==== DATA PROVIDED
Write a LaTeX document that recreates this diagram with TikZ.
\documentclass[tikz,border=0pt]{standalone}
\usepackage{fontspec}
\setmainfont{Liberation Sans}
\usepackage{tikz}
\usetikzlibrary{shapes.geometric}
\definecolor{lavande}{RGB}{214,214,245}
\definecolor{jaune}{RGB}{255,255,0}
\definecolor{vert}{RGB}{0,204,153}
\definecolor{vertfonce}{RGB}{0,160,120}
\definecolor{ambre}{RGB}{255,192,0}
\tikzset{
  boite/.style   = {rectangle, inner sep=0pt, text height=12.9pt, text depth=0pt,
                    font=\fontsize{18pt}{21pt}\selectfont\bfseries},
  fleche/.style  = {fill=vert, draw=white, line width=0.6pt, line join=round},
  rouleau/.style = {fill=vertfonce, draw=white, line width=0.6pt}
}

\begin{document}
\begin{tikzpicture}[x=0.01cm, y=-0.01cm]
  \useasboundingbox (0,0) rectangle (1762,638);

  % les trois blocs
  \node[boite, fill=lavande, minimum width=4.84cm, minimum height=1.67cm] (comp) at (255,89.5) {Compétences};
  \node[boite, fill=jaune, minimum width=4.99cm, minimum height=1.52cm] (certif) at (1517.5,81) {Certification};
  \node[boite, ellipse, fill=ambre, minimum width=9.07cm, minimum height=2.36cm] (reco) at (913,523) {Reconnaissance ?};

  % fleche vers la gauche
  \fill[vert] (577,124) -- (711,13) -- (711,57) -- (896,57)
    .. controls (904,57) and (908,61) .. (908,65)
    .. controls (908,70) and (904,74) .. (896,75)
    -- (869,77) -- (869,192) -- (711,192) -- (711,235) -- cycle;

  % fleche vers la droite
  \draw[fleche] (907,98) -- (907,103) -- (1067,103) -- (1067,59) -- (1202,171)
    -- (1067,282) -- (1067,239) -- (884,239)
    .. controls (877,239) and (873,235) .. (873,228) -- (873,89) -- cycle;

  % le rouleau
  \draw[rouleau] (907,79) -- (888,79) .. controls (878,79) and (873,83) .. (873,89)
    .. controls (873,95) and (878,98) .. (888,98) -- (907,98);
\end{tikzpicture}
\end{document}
========
### DESCRIPTION OF THE TASK
Write the material out exactly, with nothing left out.

### SOLUTION TO THIS EXERCISE
Write a LaTeX document that recreates this diagram with TikZ.
\documentclass[tikz,border=0pt]{standalone}
\usepackage{fontspec}
\setmainfont{Liberation Sans}
\usepackage{tikz}
\usetikzlibrary{shapes.geometric}
\definecolor{lavande}{RGB}{214,214,245}
\definecolor{jaune}{RGB}{255,255,0}
\definecolor{vert}{RGB}{0,204,153}
\definecolor{vertfonce}{RGB}{0,160,120}
\definecolor{ambre}{RGB}{255,192,0}
\tikzset{
  boite/.style   = {rectangle, inner sep=0pt, text height=12.9pt, text depth=0pt,
                    font=\fontsize{18pt}{21pt}\selectfont\bfseries},
  fleche/.style  = {fill=vert, draw=white, line width=0.6pt, line join=round},
  rouleau/.style = {fill=vertfonce, draw=white, line width=0.6pt}
}

\begin{document}
\begin{tikzpicture}[x=0.01cm, y=-0.01cm]
  \useasboundingbox (0,0) rectangle (1762,638);

  % les trois blocs
  \node[boite, fill=lavande, minimum width=4.84cm, minimum height=1.67cm] (comp) at (255,89.5) {Compétences};
  \node[boite, fill=jaune, minimum width=4.99cm, minimum height=1.52cm] (certif) at (1517.5,81) {Certification};
  \node[boite, ellipse, fill=ambre, minimum width=9.07cm, minimum height=2.36cm] (reco) at (913,523) {Reconnaissance ?};

  % fleche vers la gauche
  \fill[vert] (577,124) -- (711,13) -- (711,57) -- (896,57)
    .. controls (904,57) and (908,61) .. (908,65)
    .. controls (908,70) and (904,74) .. (896,75)
    -- (869,77) -- (869,192) -- (711,192) -- (711,235) -- cycle;

  % fleche vers la droite
  \draw[fleche] (907,98) -- (907,103) -- (1067,103) -- (1067,59) -- (1202,171)
    -- (1067,282) -- (1067,239) -- (884,239)
    .. controls (877,239) and (873,235) .. (873,228) -- (873,89) -- cycle;

  % le rouleau
  \draw[rouleau] (907,79) -- (888,79) .. controls (878,79) and (873,83) .. (873,89)
    .. controls (873,95) and (878,98) .. (888,98) -- (907,98);
\end{tikzpicture}
\end{document}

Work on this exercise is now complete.